» **Written request**
Every line below should be copied exactly; drop the pictures.

» **Data provided**
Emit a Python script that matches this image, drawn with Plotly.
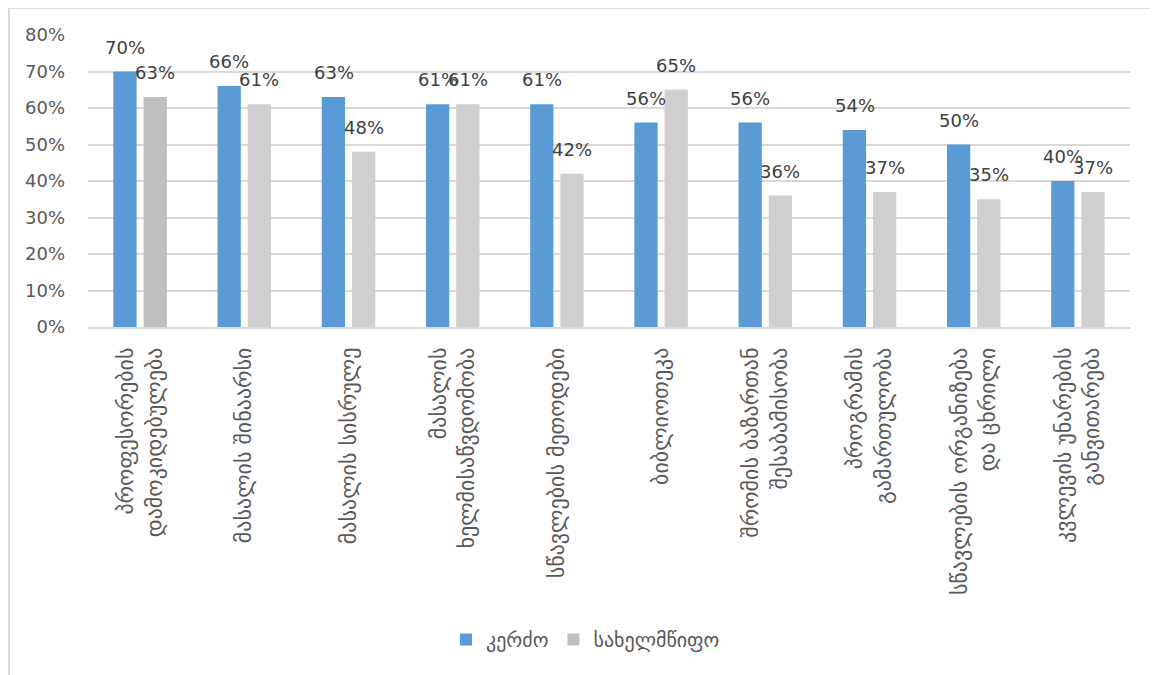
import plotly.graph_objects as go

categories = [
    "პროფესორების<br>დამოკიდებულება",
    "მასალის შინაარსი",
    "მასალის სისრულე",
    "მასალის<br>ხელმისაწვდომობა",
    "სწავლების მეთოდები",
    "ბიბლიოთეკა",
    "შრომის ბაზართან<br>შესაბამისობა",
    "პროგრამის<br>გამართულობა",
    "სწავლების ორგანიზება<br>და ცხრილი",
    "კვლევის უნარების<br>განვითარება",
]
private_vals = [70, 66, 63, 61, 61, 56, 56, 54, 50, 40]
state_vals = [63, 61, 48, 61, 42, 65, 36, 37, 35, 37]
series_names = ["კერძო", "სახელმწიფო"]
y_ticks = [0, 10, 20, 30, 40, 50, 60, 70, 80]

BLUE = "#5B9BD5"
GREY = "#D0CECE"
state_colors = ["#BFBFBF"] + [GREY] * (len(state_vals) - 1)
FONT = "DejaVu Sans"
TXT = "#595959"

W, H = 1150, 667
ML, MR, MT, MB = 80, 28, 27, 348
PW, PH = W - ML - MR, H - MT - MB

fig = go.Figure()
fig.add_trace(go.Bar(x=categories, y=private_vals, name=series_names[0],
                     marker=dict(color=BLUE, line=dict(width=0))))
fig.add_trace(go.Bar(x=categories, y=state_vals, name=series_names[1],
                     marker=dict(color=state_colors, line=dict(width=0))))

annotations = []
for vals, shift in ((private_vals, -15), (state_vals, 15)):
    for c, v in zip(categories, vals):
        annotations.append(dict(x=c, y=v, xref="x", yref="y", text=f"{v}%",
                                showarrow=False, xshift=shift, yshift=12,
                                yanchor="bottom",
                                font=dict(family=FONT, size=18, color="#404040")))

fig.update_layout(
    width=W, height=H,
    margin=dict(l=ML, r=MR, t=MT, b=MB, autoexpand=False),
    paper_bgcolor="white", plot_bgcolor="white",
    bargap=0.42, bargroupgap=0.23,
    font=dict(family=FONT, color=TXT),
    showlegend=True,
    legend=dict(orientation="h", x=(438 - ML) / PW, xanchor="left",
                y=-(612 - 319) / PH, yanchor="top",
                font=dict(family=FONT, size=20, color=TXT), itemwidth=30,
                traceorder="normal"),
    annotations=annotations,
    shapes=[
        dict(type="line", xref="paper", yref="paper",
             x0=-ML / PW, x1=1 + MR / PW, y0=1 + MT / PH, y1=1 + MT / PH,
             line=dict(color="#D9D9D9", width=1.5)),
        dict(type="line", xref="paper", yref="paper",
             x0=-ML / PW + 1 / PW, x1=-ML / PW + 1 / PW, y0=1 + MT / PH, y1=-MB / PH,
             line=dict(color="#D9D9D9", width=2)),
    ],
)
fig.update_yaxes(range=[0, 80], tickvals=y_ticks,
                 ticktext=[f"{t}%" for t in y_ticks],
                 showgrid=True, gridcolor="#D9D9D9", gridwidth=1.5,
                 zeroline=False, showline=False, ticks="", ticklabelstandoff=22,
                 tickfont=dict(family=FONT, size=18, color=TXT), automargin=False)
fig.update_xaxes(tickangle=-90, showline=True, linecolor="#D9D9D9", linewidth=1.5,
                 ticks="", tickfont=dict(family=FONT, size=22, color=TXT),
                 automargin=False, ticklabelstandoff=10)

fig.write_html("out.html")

» **In response**
Emit a Python script that matches this image, drawn with Plotly.
import plotly.graph_objects as go

categories = [
    "პროფესორების<br>დამოკიდებულება",
    "მასალის შინაარსი",
    "მასალის სისრულე",
    "მასალის<br>ხელმისაწვდომობა",
    "სწავლების მეთოდები",
    "ბიბლიოთეკა",
    "შრომის ბაზართან<br>შესაბამისობა",
    "პროგრამის<br>გამართულობა",
    "სწავლების ორგანიზება<br>და ცხრილი",
    "კვლევის უნარების<br>განვითარება",
]
private_vals = [70, 66, 63, 61, 61, 56, 56, 54, 50, 40]
state_vals = [63, 61, 48, 61, 42, 65, 36, 37, 35, 37]
series_names = ["კერძო", "სახელმწიფო"]
y_ticks = [0, 10, 20, 30, 40, 50, 60, 70, 80]

BLUE = "#5B9BD5"
GREY = "#D0CECE"
state_colors = ["#BFBFBF"] + [GREY] * (len(state_vals) - 1)
FONT = "DejaVu Sans"
TXT = "#595959"

W, H = 1150, 667
ML, MR, MT, MB = 80, 28, 27, 348
PW, PH = W - ML - MR, H - MT - MB

fig = go.Figure()
fig.add_trace(go.Bar(x=categories, y=private_vals, name=series_names[0],
                     marker=dict(color=BLUE, line=dict(width=0))))
fig.add_trace(go.Bar(x=categories, y=state_vals, name=series_names[1],
                     marker=dict(color=state_colors, line=dict(width=0))))

annotations = []
for vals, shift in ((private_vals, -15), (state_vals, 15)):
    for c, v in zip(categories, vals):
        annotations.append(dict(x=c, y=v, xref="x", yref="y", text=f"{v}%",
                                showarrow=False, xshift=shift, yshift=12,
                                yanchor="bottom",
                                font=dict(family=FONT, size=18, color="#404040")))

fig.update_layout(
    width=W, height=H,
    margin=dict(l=ML, r=MR, t=MT, b=MB, autoexpand=False),
    paper_bgcolor="white", plot_bgcolor="white",
    bargap=0.42, bargroupgap=0.23,
    font=dict(family=FONT, color=TXT),
    showlegend=True,
    legend=dict(orientation="h", x=(438 - ML) / PW, xanchor="left",
                y=-(612 - 319) / PH, yanchor="top",
                font=dict(family=FONT, size=20, color=TXT), itemwidth=30,
                traceorder="normal"),
    annotations=annotations,
    shapes=[
        dict(type="line", xref="paper", yref="paper",
             x0=-ML / PW, x1=1 + MR / PW, y0=1 + MT / PH, y1=1 + MT / PH,
             line=dict(color="#D9D9D9", width=1.5)),
        dict(type="line", xref="paper", yref="paper",
             x0=-ML / PW + 1 / PW, x1=-ML / PW + 1 / PW, y0=1 + MT / PH, y1=-MB / PH,
             line=dict(color="#D9D9D9", width=2)),
    ],
)
fig.update_yaxes(range=[0, 80], tickvals=y_ticks,
                 ticktext=[f"{t}%" for t in y_ticks],
                 showgrid=True, gridcolor="#D9D9D9", gridwidth=1.5,
                 zeroline=False, showline=False, ticks="", ticklabelstandoff=22,
                 tickfont=dict(family=FONT, size=18, color=TXT), automargin=False)
fig.update_xaxes(tickangle=-90, showline=True, linecolor="#D9D9D9", linewidth=1.5,
                 ticks="", tickfont=dict(family=FONT, size=22, color=TXT),
                 automargin=False, ticklabelstandoff=10)

fig.write_html("out.html")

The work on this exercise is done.